Неолиберальный дискурс, в сущности, содержательно пуст. Он исходит из предположения, что если долговременная тенденция привела к неожиданным и нежелательным результатам, то ее нужно повернуть вспять. Но эта прямолинейная логика оказывается ложной (конспирологи могут считать ее вообще обманом).
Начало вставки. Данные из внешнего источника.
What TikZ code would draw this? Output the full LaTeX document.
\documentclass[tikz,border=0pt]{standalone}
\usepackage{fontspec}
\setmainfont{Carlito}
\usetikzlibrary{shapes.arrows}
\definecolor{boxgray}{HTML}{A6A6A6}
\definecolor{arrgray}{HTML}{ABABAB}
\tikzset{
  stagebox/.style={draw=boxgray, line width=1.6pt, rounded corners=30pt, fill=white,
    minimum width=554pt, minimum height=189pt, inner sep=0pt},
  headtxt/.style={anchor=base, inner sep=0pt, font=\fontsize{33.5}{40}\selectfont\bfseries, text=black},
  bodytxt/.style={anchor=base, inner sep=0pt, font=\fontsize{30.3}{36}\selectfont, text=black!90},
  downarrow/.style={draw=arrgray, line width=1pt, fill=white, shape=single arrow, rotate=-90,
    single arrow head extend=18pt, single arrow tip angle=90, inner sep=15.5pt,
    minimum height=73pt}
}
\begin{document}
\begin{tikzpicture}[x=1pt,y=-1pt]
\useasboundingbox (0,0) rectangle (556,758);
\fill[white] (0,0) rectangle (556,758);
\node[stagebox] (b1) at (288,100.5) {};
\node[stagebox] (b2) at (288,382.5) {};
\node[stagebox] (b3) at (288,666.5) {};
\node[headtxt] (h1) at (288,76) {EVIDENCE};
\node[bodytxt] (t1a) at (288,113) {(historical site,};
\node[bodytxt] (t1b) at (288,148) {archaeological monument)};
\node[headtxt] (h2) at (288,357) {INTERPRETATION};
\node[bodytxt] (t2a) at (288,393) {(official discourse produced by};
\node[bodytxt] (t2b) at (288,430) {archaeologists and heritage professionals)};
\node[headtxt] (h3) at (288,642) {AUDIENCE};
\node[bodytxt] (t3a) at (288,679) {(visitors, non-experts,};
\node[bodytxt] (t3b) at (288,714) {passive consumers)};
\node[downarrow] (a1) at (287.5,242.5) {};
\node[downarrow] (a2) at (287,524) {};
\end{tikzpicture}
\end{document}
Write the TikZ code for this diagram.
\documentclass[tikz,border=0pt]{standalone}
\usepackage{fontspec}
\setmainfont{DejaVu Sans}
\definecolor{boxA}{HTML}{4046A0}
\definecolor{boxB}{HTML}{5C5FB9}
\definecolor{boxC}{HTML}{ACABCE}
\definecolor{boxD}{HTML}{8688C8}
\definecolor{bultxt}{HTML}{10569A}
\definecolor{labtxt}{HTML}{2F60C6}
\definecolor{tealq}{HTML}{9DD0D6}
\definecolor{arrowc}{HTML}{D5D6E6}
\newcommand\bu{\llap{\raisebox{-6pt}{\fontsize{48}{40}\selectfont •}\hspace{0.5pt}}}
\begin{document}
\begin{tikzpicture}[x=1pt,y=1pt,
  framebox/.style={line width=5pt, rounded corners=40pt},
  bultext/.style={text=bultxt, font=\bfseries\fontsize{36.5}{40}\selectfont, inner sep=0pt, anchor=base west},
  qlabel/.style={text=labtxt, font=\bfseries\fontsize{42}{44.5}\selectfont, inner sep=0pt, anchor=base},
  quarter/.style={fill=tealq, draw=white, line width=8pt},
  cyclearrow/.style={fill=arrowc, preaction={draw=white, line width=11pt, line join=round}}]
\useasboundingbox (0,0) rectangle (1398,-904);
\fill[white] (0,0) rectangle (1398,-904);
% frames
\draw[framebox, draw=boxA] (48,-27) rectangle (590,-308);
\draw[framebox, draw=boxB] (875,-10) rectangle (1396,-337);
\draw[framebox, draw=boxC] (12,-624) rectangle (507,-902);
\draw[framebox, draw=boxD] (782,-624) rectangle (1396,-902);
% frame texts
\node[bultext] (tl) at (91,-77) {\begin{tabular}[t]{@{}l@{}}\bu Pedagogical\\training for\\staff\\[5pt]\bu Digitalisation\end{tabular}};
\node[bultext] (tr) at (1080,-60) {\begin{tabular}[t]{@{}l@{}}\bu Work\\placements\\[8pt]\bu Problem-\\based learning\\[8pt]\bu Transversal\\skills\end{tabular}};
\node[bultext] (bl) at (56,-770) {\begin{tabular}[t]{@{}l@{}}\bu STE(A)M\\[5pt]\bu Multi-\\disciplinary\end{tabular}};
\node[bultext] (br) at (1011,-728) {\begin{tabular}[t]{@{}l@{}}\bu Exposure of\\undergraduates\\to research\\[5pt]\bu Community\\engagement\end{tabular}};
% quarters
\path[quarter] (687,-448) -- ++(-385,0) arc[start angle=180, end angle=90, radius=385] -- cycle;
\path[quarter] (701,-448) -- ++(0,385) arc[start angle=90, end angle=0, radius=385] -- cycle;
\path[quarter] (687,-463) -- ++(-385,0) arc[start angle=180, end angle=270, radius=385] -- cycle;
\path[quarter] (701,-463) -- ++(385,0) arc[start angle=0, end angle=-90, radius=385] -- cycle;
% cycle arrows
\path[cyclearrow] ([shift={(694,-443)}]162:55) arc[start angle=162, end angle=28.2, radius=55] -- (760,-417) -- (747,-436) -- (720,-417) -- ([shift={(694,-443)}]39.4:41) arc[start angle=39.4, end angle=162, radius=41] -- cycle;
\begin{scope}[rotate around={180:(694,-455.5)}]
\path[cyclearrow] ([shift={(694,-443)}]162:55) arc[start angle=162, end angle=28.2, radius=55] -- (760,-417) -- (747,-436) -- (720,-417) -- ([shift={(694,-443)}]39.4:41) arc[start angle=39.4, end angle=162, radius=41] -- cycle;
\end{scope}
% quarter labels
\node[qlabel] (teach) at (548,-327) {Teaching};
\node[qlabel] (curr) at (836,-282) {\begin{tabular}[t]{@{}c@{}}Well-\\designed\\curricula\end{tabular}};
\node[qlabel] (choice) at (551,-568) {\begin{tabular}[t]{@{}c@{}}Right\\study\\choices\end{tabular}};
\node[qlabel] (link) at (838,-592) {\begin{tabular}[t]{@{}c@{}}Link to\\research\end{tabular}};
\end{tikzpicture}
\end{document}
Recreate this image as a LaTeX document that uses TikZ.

Делегируя свои командные функции институтам гражданского общества и предприятиям, то есть, в сущности, практикуя своего рода outsourcing господства, неолиберальное государство окончательно подчиняет индивида консервативно-охранительно-запретительно-регулятивным агентурам, теперь уже объединенным во всемогущий картель или пул, который с полным основанием можно назвать “гражданско-государственным обществом”. Таким образом, внимательный наблюдатель обнаруживает, что, обещая индивиду привести его в царство свободы, неолиберализм завлекают его в клетку, сильно напоминающую “научный коммунизм” или корпоративный фашизм.
Уже ясно, что либерализация государства вовсе не равнозначна его демонтажу. Дело не в усечении или, наоборот, расширении сферы компетенции государства, а в глубоком содержательном перепроектировании государства. Покойный Ральф Дарендорф четверть века назад считал, что теоретически это невозможно предопределить и что новое содержание государства будет нащупано эмпирически.
Скептическое отношение Дарендорфа к теории понятно, но вряд ли обосновано. Социогенез как непрерывное возникновение и исчезновение форм коллективности, конечно, есть процесс спонтанной эволюции, но он постоянно рефлексируется его участниками, и в ходе рефлексии неизбежно возникают теории, выполняющие каталитическую роль в этом спонтанном процессе. Такое впечатление, что либеральный дискурс, попав в ловушку неолиберализма (криптоконсерватизма) и не отделившись от демократического дискурса, сейчас в этом процессе не участвует и, таким образом, не оказывает почти никакого влияния на нормативную политическую теорию и, как следствие, на те самые поиски на ощупь нового raison d’être государства, на которые возлагал надежды Дарендорф. Понимать это можно по-разному. Но, как бы это ни понимать, это факт, который нуждается в нашем пристальном внимании.